Sie zeigt, dass die ältesten Fassungen der Landnahmeerzählungen (A), die das Land als Jhwhs vorgängige Gabe interpretieren, als Teil eines umfassenderen vordeuteronomistischen Werkes zur Verarbeitung der akuten Landverluste der assyrischen Zeit entstanden sind. Sie wurden frühestens in josianischer Zeit auf Grund der redaktionellen Rückübertragung der Lade ins Deuteronomium um Priester und Lade (B) erweitert und in neubabylonischer Zeit um die Steinaufstellungs- und die Rahaberzählung (C) ergänzt, die eindrücklich den Zusammenhang zwischen Glauben und Überleben betont. Erst eine postpriesterschriftliche Redaktion (RP) versuchte, Beschneidung und Pesach-Massot-Fest als Vorbedingungen für die nachexilische Restauration schon in der Landnahmezeit zu verankern. Eine weitere nachexilische Bearbeitung (Rä) war bemüht, vermeintliche Spuren der Landnahmezeit ätiologisch mit den Erzählungen in Verbindung zu bringen. Und die jüngste Hand (Rchr) führte schliesslich selbst den Grundstock des nachexilischen Tempelschatzes auf das Beutegut von Jericho zurück.

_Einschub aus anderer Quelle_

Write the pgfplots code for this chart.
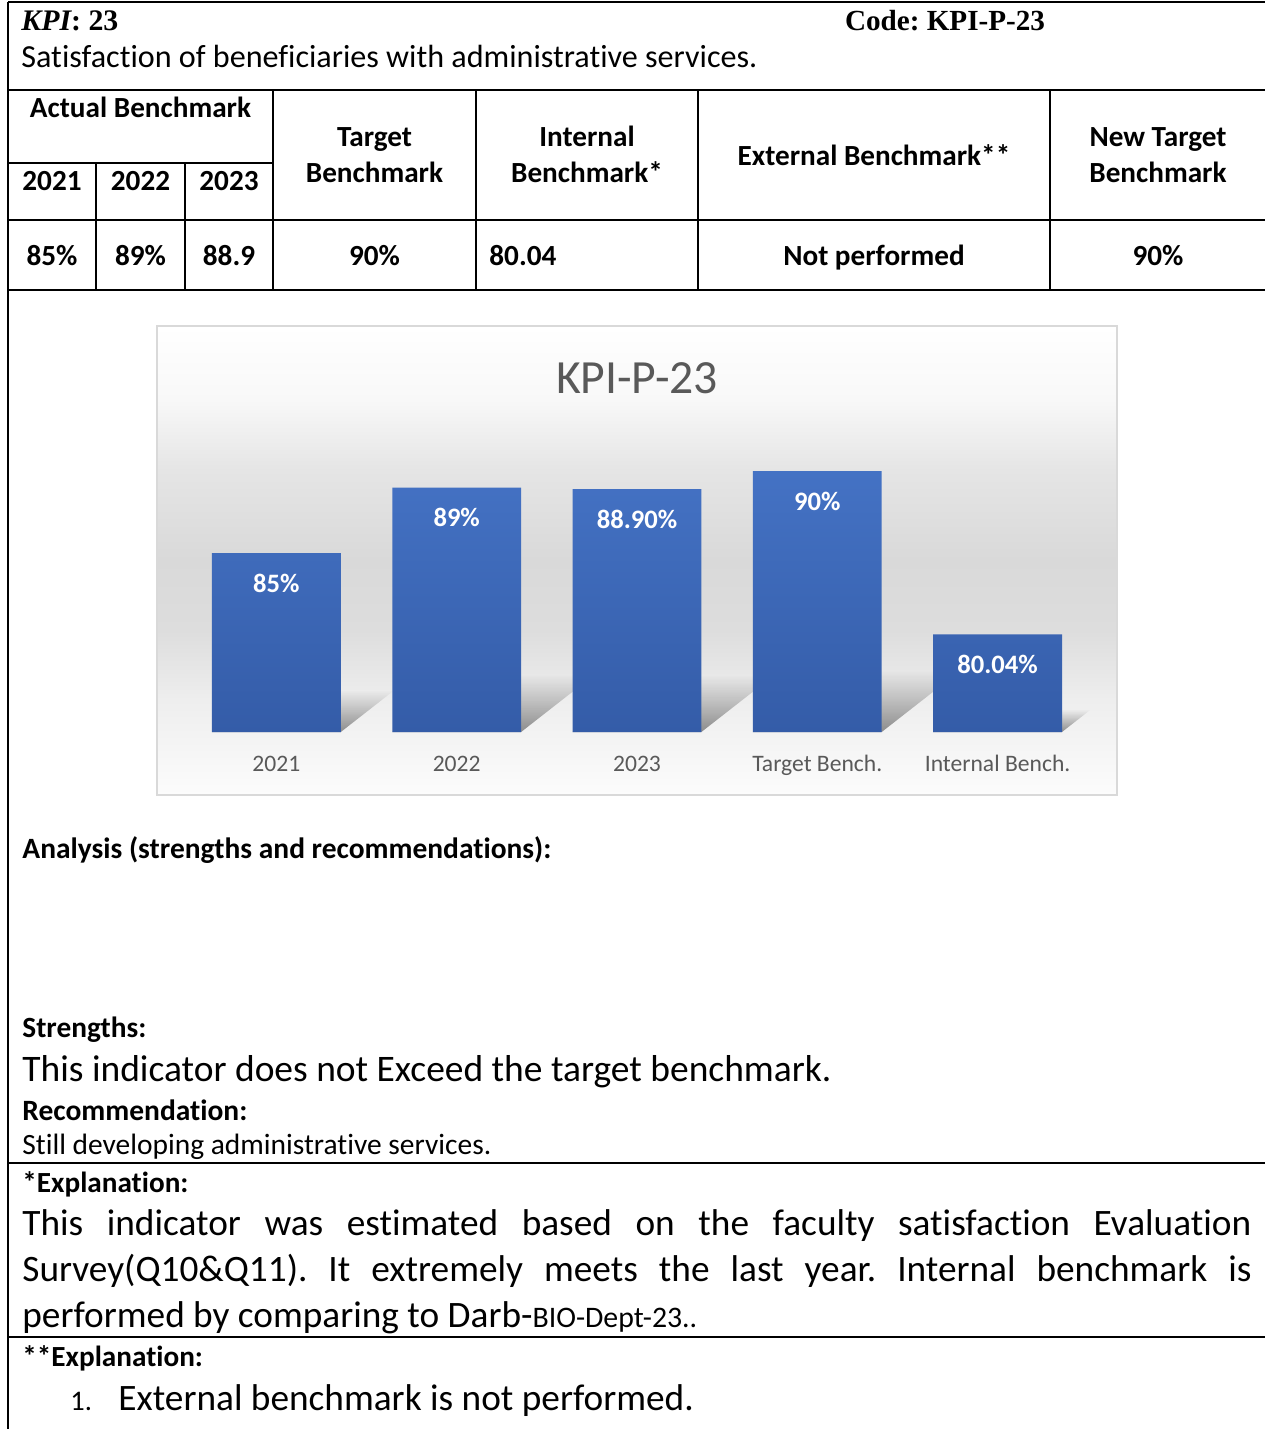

Die Erzählungen zu Beginn des Josuabuches sind hiernach als rein literarische Bildungen eines übergreifenden Geschichtswerkes zu verstehen. Das ätiologische Moment stand nicht am Anfang, sondern markiert das Ende der Literargeschichte und leitete eine Entwicklung ein, die in spätantiken Pilgerberichten ihre bruchlose Fortschreibung finden sollte.